Did I set out to write the most controversial songs on each of our albums? No. It just seems to happen. Whether it is a song that repeats “kick his ass” 32 times, a rap song that drops the S-bomb multiple times, or even a song about prostitute murder, I just wrote them because it is what I heard in my head and what felt right. They just ended up being the edgiest lyrically. In this case, it was truly unintentional.
This song has become bittersweet for me at this point, mainly because I love playing it and designed it specifically to be a good song to play live. When I wrote it over a year ago, Nazis weren’t constantly in the headlines, so it didn’t seem like such a taboo topic to put into a song. Now, I’m not sure if we’ll ever feel comfortable playing it live, because it has many clear references to Nazism. Sure, it is tongue-in-cheek about the theme of the Patterns Of Force episode in which the Enterprise crew visits a planet that has been turned into a 23rd century Nazi Germany, but not every person in any random audience is going to get that we aren’t pro-Nazi. So this song may be reserved indefinitely for specific audiences and situations where it won’t be misconstrued. Oh well. I guess that will make hearing it live a rare treat for a select few.

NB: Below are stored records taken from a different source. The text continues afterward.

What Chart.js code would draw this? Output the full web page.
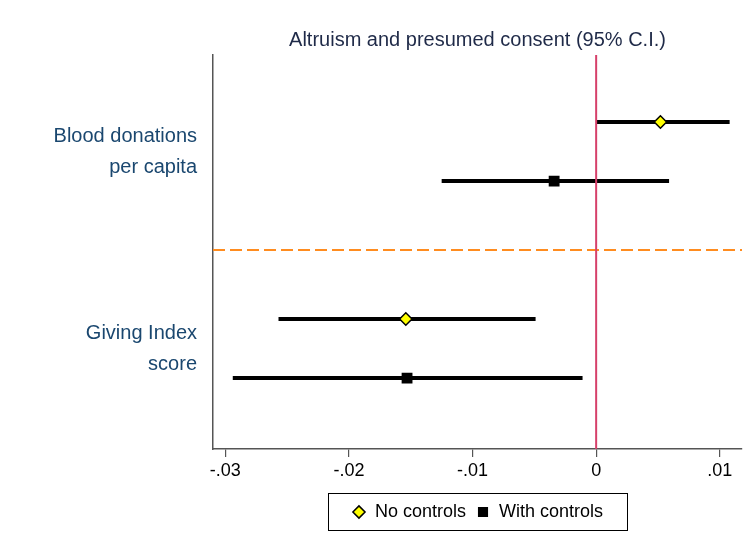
<!DOCTYPE html>
<html>
<head>
<meta charset="utf-8">
<title>Altruism and presumed consent</title>
<script src="https://cdn.jsdelivr.net/npm/chart.js@4.4.1/dist/chart.umd.min.js"></script>
<style>
    html, body { margin: 0; padding: 0; background: #fff; }
    #wrap { width: 747px; height: 546px; }
</style>
</head>
<body>
<div id="wrap"><canvas id="forestChart"></canvas></div>
<script>
// outcomes (two-line labels) and the y position of each estimate row
const outcomes = [['Blood donations', 'per capita'], ['Giving Index', 'score']];
const noCtrlRow = [1.7, 6.7];
const withCtrlRow = [3.2, 8.2];

// point estimates and 95% C.I. bounds
const noCtrlEst = [0.0052, -0.0154];
const noCtrlLo = [0.0, -0.0257];
const noCtrlHi = [0.0108, -0.0049];
const withCtrlEst = [-0.0034, -0.0153];
const withCtrlLo = [-0.0125, -0.0294];
const withCtrlHi = [0.0059, -0.0011];

const xTicks = [-0.03, -0.02, -0.01, 0, 0.01];
const xTickLabels = ['-.03', '-.02', '-.01', '0', '.01'];
const refValue = 0;
const groupBreak = 4.95;

const X_MIN = -0.031;
const X_MAX = 0.0118;
const FONT = '"Liberation Sans", Arial, Helvetica, sans-serif';

function ciDataset(lo, hi, row) {
    return {
        type: 'line',
        label: '',
        data: [{x: lo, y: row}, {x: hi, y: row}],
        borderColor: '#000',
        borderWidth: 4,
        borderCapStyle: 'butt',
        pointRadius: 0,
        order: 2
    };
}

function pointsDataset(label, est, row, style, fill, radius) {
    return {
        type: 'scatter',
        label: label,
        data: est.map((v, i) => ({x: v, y: row[i]})),
        pointStyle: style,
        backgroundColor: fill,
        borderColor: '#000',
        borderWidth: 1.5,
        pointRadius: radius,
        order: 0
    };
}

let datasets = [];
noCtrlEst.forEach((v, i) => datasets.push(ciDataset(noCtrlLo[i], noCtrlHi[i], noCtrlRow[i])));
withCtrlEst.forEach((v, i) => datasets.push(ciDataset(withCtrlLo[i], withCtrlHi[i], withCtrlRow[i])));

datasets.push(pointsDataset('No controls', noCtrlEst, noCtrlRow, 'rectRot', '#ffff00', 6.2));
datasets.push(pointsDataset('With controls', withCtrlEst, withCtrlRow, 'rect', '#000', 6.6));

// vertical reference line at zero
datasets.push({
    type: 'line',
    label: '',
    data: [{x: refValue, y: 0}, {x: refValue, y: 10}],
    borderColor: '#d6406a',
    borderWidth: 2,
    pointRadius: 0,
    order: 1
});

// dashed separator between the two outcomes
datasets.push({
    type: 'line',
    label: '',
    data: [{x: X_MIN, y: groupBreak}, {x: X_MAX, y: groupBreak}],
    borderColor: '#ff8c1f',
    borderWidth: 2,
    borderDash: [12, 5],
    pointRadius: 0,
    order: 3
});

// frame around the legend
const legendFrame = {
    id: 'legendFrame',
    afterDraw(chart) {
        const boxes = chart.legend && chart.legend.legendHitBoxes;
        if (!boxes || !boxes.length) return;
        const ctx = chart.ctx;
        const left = Math.min(...boxes.map(b => b.left)) - 24;
        const right = Math.max(...boxes.map(b => b.left + b.width)) + 24;
        ctx.save();
        ctx.strokeStyle = '#000';
        ctx.lineWidth = 1;
        ctx.strokeRect(Math.round(left) + 0.5, Math.round(chart.legend.top) + 0.5,
            Math.round(right - left), Math.round(chart.legend.height) - 1);
        ctx.restore();
    }
};

new Chart(document.getElementById('forestChart').getContext('2d'), {
    type: 'scatter',
    data: {datasets: datasets},
    plugins: [legendFrame],
    options: {
        responsive: true,
        maintainAspectRatio: false,
        animation: false,
        layout: {autoPadding: false, padding: {left: 0, right: 5, top: 0, bottom: 15}},
        plugins: {
            title: {
                display: true,
                text: 'Altruism and presumed consent (95% C.I.)',
                color: '#1f2a48',
                fullSize: false,
                font: {family: FONT, size: 20, weight: 'normal'},
                padding: {top: 28, bottom: 3}
            },
            legend: {
                display: true,
                position: 'bottom',
                fullSize: false,
                labels: {
                    usePointStyle: true,
                    boxWidth: 14,
                    boxHeight: 8.6,
                    padding: 10,
                    color: '#000',
                    font: {family: FONT, size: 18},
                    filter: item => item.text !== ''
                }
            },
            tooltip: {enabled: false}
        },
        scales: {
            x: {
                type: 'linear',
                min: X_MIN,
                max: X_MAX,
                afterBuildTicks: scale => { scale.ticks = xTicks.map(v => ({value: v})); },
                afterFit: scale => {
                    scale.height = 44;
                    scale.paddingLeft = 0;
                    scale.paddingRight = 0;
                },
                ticks: {
                    callback: value => xTickLabels[xTicks.indexOf(value)],
                    color: '#000',
                    autoSkip: false,
                    maxRotation: 0,
                    padding: 3,
                    font: {family: FONT, size: 18}
                },
                grid: {drawOnChartArea: false, drawTicks: true, tickLength: 8, color: '#555', lineWidth: 1.2},
                border: {display: true, color: '#555', width: 1.5}
            },
            y: {
                type: 'linear',
                min: 0,
                max: 10,
                reverse: true,
                afterBuildTicks: scale => {
                    scale.ticks = outcomes.map((o, i) => ({value: (noCtrlRow[i] + withCtrlRow[i]) / 2}));
                },
                afterFit: scale => { scale.width = 213; },
                ticks: {
                    callback: (value, index) => outcomes[index],
                    color: '#1a476f',
                    autoSkip: false,
                    padding: 16,
                    font: {family: FONT, size: 20, lineHeight: 1.55}
                },
                grid: {display: false, drawTicks: false},
                border: {display: true, color: '#555', width: 1.5}
            }
        }
    }
});
</script>
</body>
</html>
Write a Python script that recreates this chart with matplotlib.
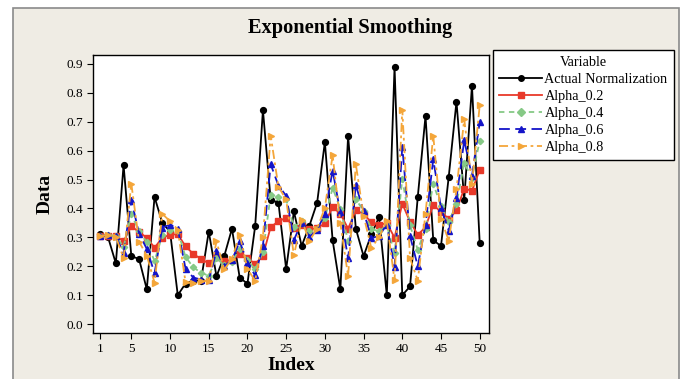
import numpy as np
import matplotlib
matplotlib.use('Agg')
import matplotlib.pyplot as plt
from matplotlib.patches import Rectangle

plt.rcParams['font.family'] = ['Liberation Serif', 'DejaVu Serif']

# data
index = np.arange(1, 51)
actual = [0.31, 0.30, 0.21, 0.55, 0.235, 0.225, 0.12, 0.44, 0.35, 0.32,
          0.10, 0.14, 0.15, 0.15, 0.32, 0.165, 0.235, 0.33, 0.16, 0.14,
          0.34, 0.74, 0.43, 0.42, 0.19, 0.39, 0.27, 0.34, 0.42, 0.63,
          0.29, 0.12, 0.65, 0.33, 0.235, 0.31, 0.37, 0.10, 0.89, 0.10,
          0.13, 0.44, 0.72, 0.29, 0.27, 0.51, 0.77, 0.43, 0.825, 0.28]
alpha_02 = [0.305, 0.306, 0.305, 0.286, 0.339, 0.318, 0.299, 0.264, 0.299, 0.309,
            0.311, 0.269, 0.243, 0.225, 0.210, 0.232, 0.218, 0.222, 0.243, 0.227,
            0.209, 0.236, 0.336, 0.355, 0.368, 0.333, 0.344, 0.329, 0.331, 0.349,
            0.405, 0.382, 0.330, 0.394, 0.381, 0.352, 0.343, 0.349, 0.299, 0.417,
            0.354, 0.309, 0.335, 0.412, 0.388, 0.364, 0.393, 0.469, 0.461, 0.534]
alpha_04 = [0.305, 0.307, 0.304, 0.267, 0.380, 0.322, 0.283, 0.218, 0.307, 0.324,
            0.322, 0.233, 0.196, 0.178, 0.167, 0.228, 0.203, 0.216, 0.261, 0.221,
            0.189, 0.249, 0.446, 0.439, 0.432, 0.335, 0.357, 0.322, 0.329, 0.366,
            0.471, 0.399, 0.287, 0.432, 0.391, 0.329, 0.321, 0.341, 0.245, 0.503,
            0.342, 0.257, 0.330, 0.486, 0.408, 0.353, 0.416, 0.557, 0.506, 0.634]
alpha_06 = [0.305, 0.308, 0.303, 0.247, 0.429, 0.313, 0.260, 0.176, 0.334, 0.344,
            0.330, 0.192, 0.161, 0.154, 0.152, 0.253, 0.200, 0.221, 0.286, 0.211,
            0.168, 0.271, 0.553, 0.479, 0.444, 0.291, 0.351, 0.302, 0.325, 0.382,
            0.531, 0.386, 0.227, 0.481, 0.390, 0.297, 0.305, 0.344, 0.198, 0.613,
            0.305, 0.200, 0.344, 0.570, 0.402, 0.323, 0.435, 0.636, 0.512, 0.700]
alpha_08 = [0.305, 0.309, 0.302, 0.228, 0.486, 0.285, 0.237, 0.143, 0.381, 0.356,
            0.327, 0.145, 0.141, 0.148, 0.150, 0.286, 0.189, 0.226, 0.309, 0.190,
            0.150, 0.302, 0.652, 0.475, 0.431, 0.238, 0.360, 0.288, 0.330, 0.402,
            0.584, 0.349, 0.166, 0.553, 0.375, 0.263, 0.301, 0.356, 0.151, 0.742,
            0.228, 0.150, 0.382, 0.652, 0.363, 0.289, 0.466, 0.709, 0.486, 0.757]

xticks = [1, 5, 10, 15, 20, 25, 30, 35, 40, 45, 50]
yticks = [0.0, 0.1, 0.2, 0.3, 0.4, 0.5, 0.6, 0.7, 0.8, 0.9]

fig = plt.figure(figsize=(6.82, 3.79), dpi=100)
fig.patch.set_facecolor('white')
# minitab style beige panel with grey frame
fig.patches.append(Rectangle((13/682, -0.01), 666/682, 1 - 8/379 + 0.01,
                             transform=fig.transFigure, facecolor='#EFECE4',
                             edgecolor='#8a8a8a', lw=1.2, zorder=-5))

ax = fig.add_axes([93/682, 1 - 333/379, 396/682, 278/379])
ax.set_facecolor('white')

series = [
    (actual, 'Actual Normalization', 'black', 'o', '-', 4.2),
    (alpha_02, 'Alpha_0.2', '#E8392A', 's', '-', 4.2),
    (alpha_04, 'Alpha_0.4', '#86C986', 'D', (0, (3, 2.5)), 3.2),
    (alpha_06, 'Alpha_0.6', '#1414C8', '^', (0, (6, 3)), 4.8),
    (alpha_08, 'Alpha_0.8', '#F4A63A', '>', (0, (5, 2, 1.5, 2)), 4.8),
]
for vals, name, col, mk, ls, ms in series:
    ax.plot(index, vals, color=col, marker=mk, ls=ls, lw=1.3, ms=ms,
            label=name, markeredgecolor=col)

ax.set_xlim(0.05, 51.2)
ax.set_ylim(-0.031, 0.931)
ax.set_xticks(xticks)
ax.set_yticks(yticks)
ax.set_yticklabels(['%.1f' % v for v in yticks])
ax.tick_params(direction='out', length=4, width=0.8, labelsize=9.5, pad=3)
for s in ax.spines.values():
    s.set_linewidth(1.0)

ax.set_xlabel('Index', fontsize=14, fontweight='bold', labelpad=2)
ax.set_ylabel('Data', fontsize=14, fontweight='bold', labelpad=9)
fig.text(350/682, 1 - 28/379, 'Exponential Smoothing', ha='center', va='center',
         fontsize=14.7, fontweight='bold')

leg = fig.legend(loc='upper left', bbox_to_anchor=(493/682, 1 - 50/379),
                 title='Variable', fontsize=10.3, title_fontsize=10.3,
                 frameon=True, fancybox=False, handlelength=3.0,
                 handletextpad=0.15, borderpad=0.45, labelspacing=0.27,
                 borderaxespad=0)
leg.get_frame().set_edgecolor('black')
leg.get_frame().set_linewidth(1.0)
leg.get_frame().set_alpha(1)
for h in leg.legend_handles:
    h.set_markersize(4)

fig.savefig('out.png', dpi=100, facecolor=fig.get_facecolor())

Anyway, this song isn’t really even about Nazis. It’s actually a love song, or more of an infatuation song. It is from the point of view of someone who admires another person from afar. We can see that she is mixed up with the wrong crowd, but we know that she is truly good at heart. We can also tell that she is a badass and a force to be reckoned with.
The lyrics end with a message that is good for any era, a message that comes directly from the end of the Patterns Of Force episode: “It is time to stop the bloodshed and bury the dead. Let the killing end.”
The style of the song is heavily influenced by one of my idols, Jimi Hendrix, and has chunky guitar rock with bluesy riffs. The main riff throughout the song is something I had been toying around with at practices for at least 3 years. Most things we come up with at practice disappear and fade away almost immediately. I just randomly made it up one day and never forgot it. It stuck with me. After a while, the guys started to recognize it and kept asking me when I was going to make it into a song. In fact, I think we joked about it being Patterns Of Force one day, since that was a song I hadn’t written yet. So I decided to make it that. I always strive to keep things new and avoid too much repeat with my music, and I feel this is unlike any of my previous songs. I love the keyboard sound in this song and how it counters the main guitar in an duet.
In the end, it is just a song, and I hope people enjoy it for what it is.